Saat ini, kelompok yang diketuai Endang itu setiap pekan menghasilkan 1,5 kuintal udang galah konsumsi ukuran 30 ekor perkilogram dari total kolam sekitar 5 hektar. Hasil panen mereka jual ke sebuah restoran di Jakarta dengan harga Rp.63.000,- perkilogram hidup.
"Saya senang melihat rekan yang lain bisa mendapat penghasilan yang lumayan besar dari menjual udang. Dibandingkan dengan ikan, harga jual udang jauh lebih tinggi," katanya.
Kapasitas produksi kelompok Biotirta itu masih belum mampu memenuhi permintaan restoran langganannya, yakni 3 kuintal perminggu. Kualitas benih yang kurang bagus menjadi salah satu kendala utama.
Ia berharap pemerintah menyediakan benih berkualitas bagus sehingga produksi udang galah bisa meningkat. Peningkatan produksi ini penting artinya bagi Endang dan kelompoknya, terlebih sejumlah hotel dan restoran di Bandung sudah menjajaki kemungkinan membeli udang galah dari kelompok Biotirta.
Kiprah Endang membudidayakan udng galah telah memberikan efek positif bagi para anggota kelompok yang tersebar disejumlah kecamatan.

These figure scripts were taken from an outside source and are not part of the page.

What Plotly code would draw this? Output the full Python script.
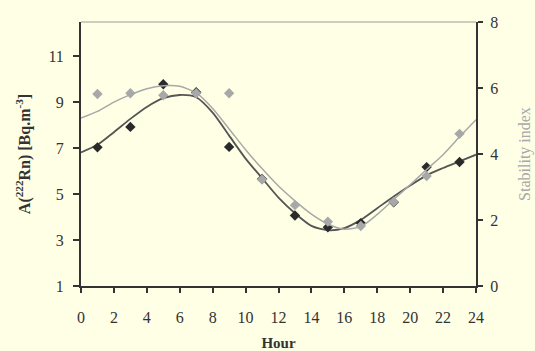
import plotly.graph_objects as go

# Observed points
hours_pts = [1, 3, 5, 7, 9, 11, 13, 15, 17, 19, 21, 23]
radon_pts = [7.04, 7.93, 9.79, 9.44, 7.06, 5.66, 4.07, 3.56, 3.74, 4.65, 6.18, 6.40]
stab_pts = [5.82, 5.84, 5.78, 5.84, 5.84, 3.23, 2.45, 1.95, 1.82, 2.55, 3.33, 4.61]

# Fitted curves
hours_fit = list(range(0, 25))
radon_fit = [6.82, 7.15, 7.7, 8.28, 8.8, 9.18, 9.32, 9.22, 8.55, 7.55, 6.55, 5.7, 4.85,
             4.17, 3.62, 3.43, 3.52, 3.88, 4.39, 4.9, 5.38, 5.82, 6.14, 6.43, 6.72]
stab_fit = [5.09, 5.29, 5.57, 5.80, 5.98, 6.07, 6.05, 5.85, 5.38, 4.76, 4.13, 3.56, 3.03,
            2.58, 2.18, 1.88, 1.72, 1.80, 2.17, 2.62, 3.07, 3.53, 3.98, 4.52, 5.04]

x_ticks = list(range(0, 25, 2))
left_ticks = [1, 3, 5, 7, 9, 11]
right_ticks = [0, 2, 4, 6, 8]

BG = "#FFFFE6"
DARK = "#333333"
GRAY = "#A8A8A8"
FONT = "Liberation Serif"

fig = go.Figure()
fig.add_trace(go.Scatter(x=hours_fit, y=stab_fit, mode="lines", yaxis="y2",
                         line=dict(color=GRAY, width=1.5, shape="spline", smoothing=0.7),
                         showlegend=False))
fig.add_trace(go.Scatter(x=hours_fit, y=radon_fit, mode="lines",
                         line=dict(color="#555555", width=1.8, shape="spline", smoothing=0.7),
                         showlegend=False))
fig.add_trace(go.Scatter(x=hours_pts, y=stab_pts, mode="markers", yaxis="y2",
                         marker=dict(symbol="diamond", size=8, color=GRAY), showlegend=False))
fig.add_trace(go.Scatter(x=hours_pts, y=radon_pts, mode="markers",
                         marker=dict(symbol="diamond", size=8, color="#2a2a2a"), showlegend=False))

fig.update_layout(
    width=535, height=351,
    margin=dict(l=81, r=59, t=22, b=65),
    paper_bgcolor=BG, plot_bgcolor=BG,
    font=dict(family=FONT, size=16, color=DARK),
    xaxis=dict(range=[0, 24], tickvals=x_ticks, ticks="outside", ticklen=5, tickwidth=1.5,
               tickcolor=DARK, showline=True, linecolor=DARK, linewidth=2, showgrid=False,
               zeroline=False, ticklabelstandoff=11, automargin=False,
               title=dict(text="<b>Hour</b>", standoff=14, font=dict(size=15))),
    yaxis=dict(range=[1, 12.5], tickvals=left_ticks, ticks="outside", ticklen=6, tickwidth=1.5,
               tickcolor=DARK, showline=True, linecolor=DARK, linewidth=2, showgrid=False,
               zeroline=False, ticklabelstandoff=6, automargin=False,
               title=dict(text="<b>A(<sup>222</sup>Rn) [Bq.m<sup>-3</sup>]</b>", standoff=14,
                          font=dict(size=16))),
    yaxis2=dict(range=[0, 8], tickvals=right_ticks, overlaying="y", side="right",
                ticks="outside", ticklen=5, tickwidth=1.5, tickcolor=DARK, showline=True,
                linecolor=DARK, linewidth=2, showgrid=False, zeroline=False,
                ticklabelstandoff=4, automargin=False,
                title=dict(text="Stability index", standoff=22, font=dict(size=16, color=GRAY))),
    shapes=[dict(type="line", xref="paper", yref="paper", x0=0, x1=1, y0=1, y1=1,
                 line=dict(color="#999999", width=1))],
)

fig.write_html("out.html")
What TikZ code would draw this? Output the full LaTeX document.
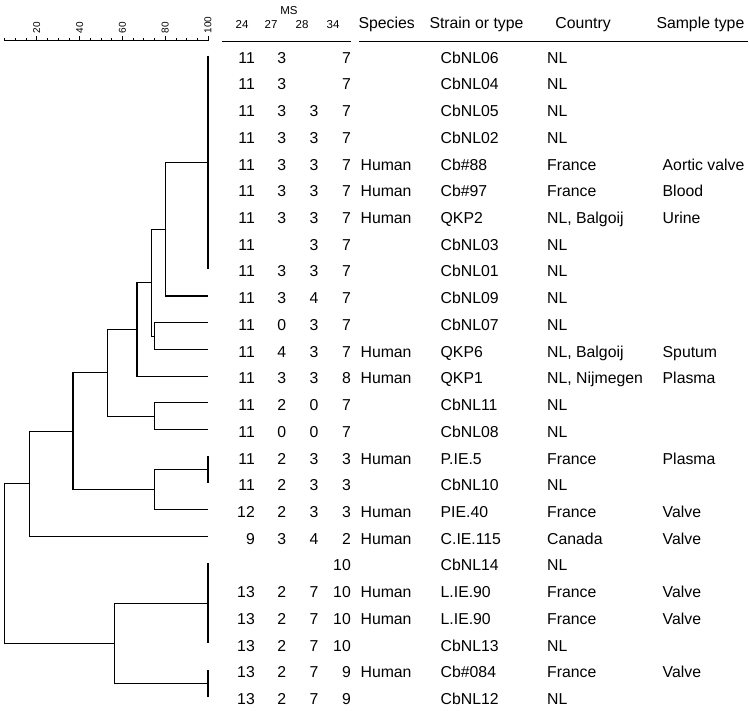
\documentclass[tikz,border=0pt]{standalone}
\usepackage{fontspec}
\setmainfont{Liberation Sans}
\begin{document}
\begin{tikzpicture}[x=1pt,y=-1pt,
  cell/.style={inner sep=0pt,font=\fontsize{15.8}{19}\selectfont},
  small/.style={inner sep=0pt,font=\fontsize{11.5}{13}\selectfont},
  scalelab/.style={inner sep=0pt,font=\fontsize{10}{11}\selectfont,rotate=90,anchor=west},
  tree/.style={line width=1.1pt}]

\useasboundingbox (0,0) rectangle (750,710);

% similarity scale
\begin{scope}[xshift=-6pt,x=2.14pt]
\draw[line width=0.7pt] (5,40.5) -- (100,40.5);
\foreach \u in {5,10,...,100}{
\draw[line width=0.7pt] (\u,40.5) -- (\u,37.5);}
\foreach \u in {20,40,...,100}{
\draw[line width=0.7pt] (\u,40.5) -- (\u,36);
\node[scalelab] (s\u) at (\u,33.5) {\u};}
\end{scope}

% header
\node[small,anchor=base] (ms) at (289,14) {MS};
\foreach \x/\m in {242/24,271/27,302/28,333/34}
\node[small,anchor=base] (h\m) at (\x,28.4) {\m};
\node[cell,anchor=base west] (hsp) at (358.3,28.4) {Species};
\node[cell,anchor=base west] (hst) at (429.3,28.4) {Strain or type};
\node[cell,anchor=base west] (hco) at (555.2,28.4) {Country};
\node[cell,anchor=base west] (hsa) at (656.3,28.4) {Sample type};
\draw[line width=0.9pt] (222,41.7) -- (351,41.7);
\draw[line width=0.9pt] (359,41.7) -- (748,41.7);

% table rows
\foreach \i/\a/\b/\c/\d/\sp/\st/\co/\sa in {
1/11/3//7//CbNL06/NL/,
2/11/3//7//CbNL04/NL/,
3/11/3/3/7//CbNL05/NL/,
4/11/3/3/7//CbNL02/NL/,
5/11/3/3/7/Human/Cb\#88/France/Aortic valve,
6/11/3/3/7/Human/Cb\#97/France/Blood,
7/11/3/3/7/Human/QKP2/{NL, Balgoij}/Urine,
8/11//3/7//CbNL03/NL/,
9/11/3/3/7//CbNL01/NL/,
10/11/3/4/7//CbNL09/NL/,
11/11/0/3/7//CbNL07/NL/,
12/11/4/3/7/Human/QKP6/{NL, Balgoij}/Sputum,
13/11/3/3/8/Human/QKP1/{NL, Nijmegen}/Plasma,
14/11/2/0/7//CbNL11/NL/,
15/11/0/0/7//CbNL08/NL/,
16/11/2/3/3/Human/P.IE.5/France/Plasma,
17/11/2/3/3//CbNL10/NL/,
18/12/2/3/3/Human/PIE.40/France/Valve,
19/9/3/4/2/Human/C.IE.115/Canada/Valve,
20////10//CbNL14/NL/,
21/13/2/7/10/Human/L.IE.90/France/Valve,
22/13/2/7/10/Human/L.IE.90/France/Valve,
23/13/2/7/10//CbNL13/NL/,
24/13/2/7/9/Human/Cb\#084/France/Valve,
25/13/2/7/9//CbNL12/NL/}{
\node[cell,anchor=base east] (a\i) at (255,{36.5+26.72*\i}) {\a};
\node[cell,anchor=base] (b\i) at (281.7,{36.5+26.72*\i}) {\b};
\node[cell,anchor=base] (c\i) at (314,{36.5+26.72*\i}) {\c};
\node[cell,anchor=base east] (d\i) at (351,{36.5+26.72*\i}) {\d};
\node[cell,anchor=base west] (sp\i) at (360.4,{36.5+26.72*\i}) {\sp};
\node[cell,anchor=base west] (st\i) at (440.5,{36.5+26.72*\i}) {\st};
\node[cell,anchor=base west] (co\i) at (547,{36.5+26.72*\i}) {\co};
\node[cell,anchor=base west] (sa\i) at (662.5,{36.5+26.72*\i}) {\sa};
}

% dendrogram
\begin{scope}[xshift=-6pt,x=2.14pt,yshift=-28.78pt,y=-26.72pt]
\foreach \i in {1,...,25}
\coordinate (leaf\i) at (100,\i);
\coordinate (k1) at (100,5);
\coordinate (a80) at (80,7.5);
\coordinate (b75) at (75,11.5);
\coordinate (c74) at (73.7,9.5);
\coordinate (d67) at (66.8,11.25);
\coordinate (e75) at (75,14.5);
\coordinate (f53) at (53,12.875);
\coordinate (g100) at (100,16.5);
\coordinate (h75) at (75,17.25);
\coordinate (i37) at (36.9,15.0625);
\coordinate (j17) at (16.5,17.03125);
\coordinate (k100) at (100,21.5);
\coordinate (l100) at (100,24.5);
\coordinate (m57) at (56.5,23);
\coordinate (root) at (4.8,20.015625);

\draw[tree] (leaf1) -- (leaf9);
\draw[tree] (k1) -| (a80) |- (leaf10);
\draw[tree] (leaf11) -| (b75) |- (leaf12);
\draw[tree] (a80) -| (c74) |- (b75);
\draw[tree] (c74) -| (d67) |- (leaf13);
\draw[tree] (leaf14) -| (e75) |- (leaf15);
\draw[tree] (d67) -| (f53) |- (e75);
\draw[tree] (leaf16) -- (leaf17);
\draw[tree] (g100) -| (h75) |- (leaf18);
\draw[tree] (f53) -| (i37) |- (h75);
\draw[tree] (i37) -| (j17) |- (leaf19);
\draw[tree] (leaf20) -- (leaf23);
\draw[tree] (leaf24) -- (leaf25);
\draw[tree] (k100) -| (m57) |- (l100);
\draw[tree] (j17) -| (root) |- (m57);
\end{scope}

\end{tikzpicture}
\end{document}
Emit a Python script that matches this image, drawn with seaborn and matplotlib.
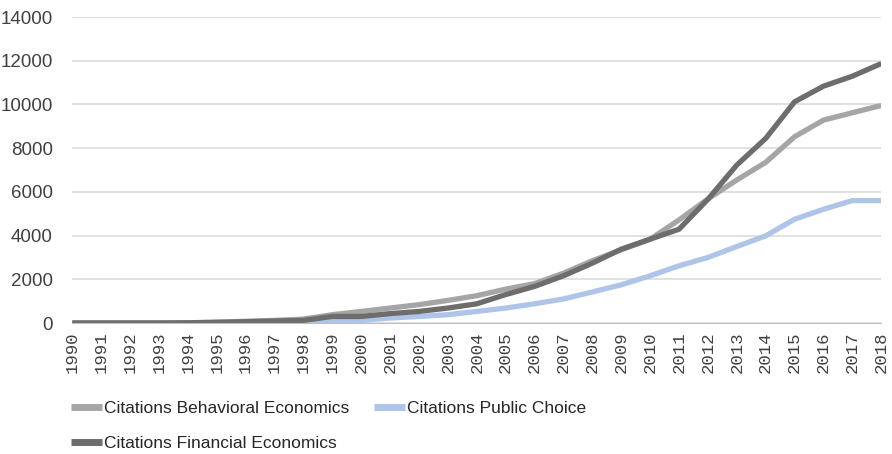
import pandas as pd
import matplotlib
matplotlib.use("Agg")
import matplotlib.pyplot as plt
import seaborn as sns

years = list(range(1990, 2019))

# citations per year
behavioral = [0, 0, 0, 0, 10, 40, 80, 120, 180, 380, 530, 685, 840, 1035, 1250,
              1550, 1800, 2280, 2850, 3350, 3836, 4718, 5677, 6545, 7352,
              8524, 9285, 9620, 9954]
public_choice = [0, 0, 0, 0, 0, 0, 0, 0, 0, 76, 120, 230, 300, 380, 530,
                 685, 880, 1100, 1420, 1750, 2161, 2618, 2998, 3501, 3988,
                 4749, 5205, 5601, 5601]
financial = [0, 0, 0, 0, 10, 30, 60, 90, 120, 300, 300, 430, 530, 685, 880,
             1300, 1675, 2160, 2740, 3379, 3836, 4292, 5662, 7230, 8447,
             10122, 10837, 11294, 11872]

labels = ["Citations Behavioral Economics", "Citations Financial Economics",
          "Citations Public Choice"]
colors = ["#a5a5a5", "#6f6c6c", "#aec4e8"]

df = pd.DataFrame({
    "year": years * 3,
    "citations": behavioral + financial + public_choice,
    "series": [labels[0]] * len(years) + [labels[1]] * len(years) + [labels[2]] * len(years),
})

sns.set_style("white")
plt.rcParams["font.family"] = ["Liberation Sans", "DejaVu Sans"]

fig = plt.figure(figsize=(8.92, 4.54), dpi=100)
ax = fig.add_axes([0.081, 0.2885, 0.907, 0.674])

# draw in z-order: blue first, then behavioral, then financial on top
order = [labels[2], labels[0], labels[1]]
pal = dict(zip(labels, colors))
for name in order:
    sub = df[df["series"] == name]
    sns.lineplot(data=sub, x="year", y="citations", color=pal[name], lw=3.8,
                 ax=ax, label=name, solid_joinstyle="miter", solid_capstyle="butt")

ax.set_xlim(1990, 2018)
ax.set_ylim(0, 14000)
ax.set_yticks(range(0, 14001, 2000))
ax.set_xticks(years)
ax.set_xticklabels([str(y) for y in years], rotation=90, family="Liberation Mono",
                   fontsize=12.5, color="#404040")
ax.tick_params(axis="y", length=0, labelsize=13.5, labelcolor="#404040", pad=14)
ax.tick_params(axis="x", length=4, color="#bfbfbf", width=0.8, pad=2)
ax.grid(axis="y", color="#d9d9d9", lw=1.1)
ax.set_axisbelow(True)
for s in ["top", "right", "left"]:
    ax.spines[s].set_visible(False)
ax.spines["bottom"].set_color("#bfbfbf")
ax.set_xlabel("")
ax.set_ylabel("")

handles, labs = ax.get_legend_handles_labels()
hmap = dict(zip(labs, handles))
leg = ax.legend([hmap[l] for l in labels], labels, ncol=2, loc="upper left",
                bbox_to_anchor=(0.0796, 0.118), bbox_transform=fig.transFigure,
                frameon=False, fontsize=12.5, handlelength=1.8, handletextpad=0.1,
                columnspacing=1.4, labelspacing=1.15, borderaxespad=0, borderpad=0)
for text in leg.get_texts():
    text.set_color("#262626")
for line in leg.get_lines():
    line.set_linewidth(5)

fig.savefig("out.png", dpi=100)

Endang tidak keberatan berbagi ilmu dengan warga atau pembudidaya yang berniat memelihara udang. Dia tidak merasa tersaingi seandainya nanti semakin banyak pembudidaya yang memelihara udang galah. Justru, ayah dua anak ini bahagia karena ilmunya telah dirasakan manfaatnya oleh orang lain.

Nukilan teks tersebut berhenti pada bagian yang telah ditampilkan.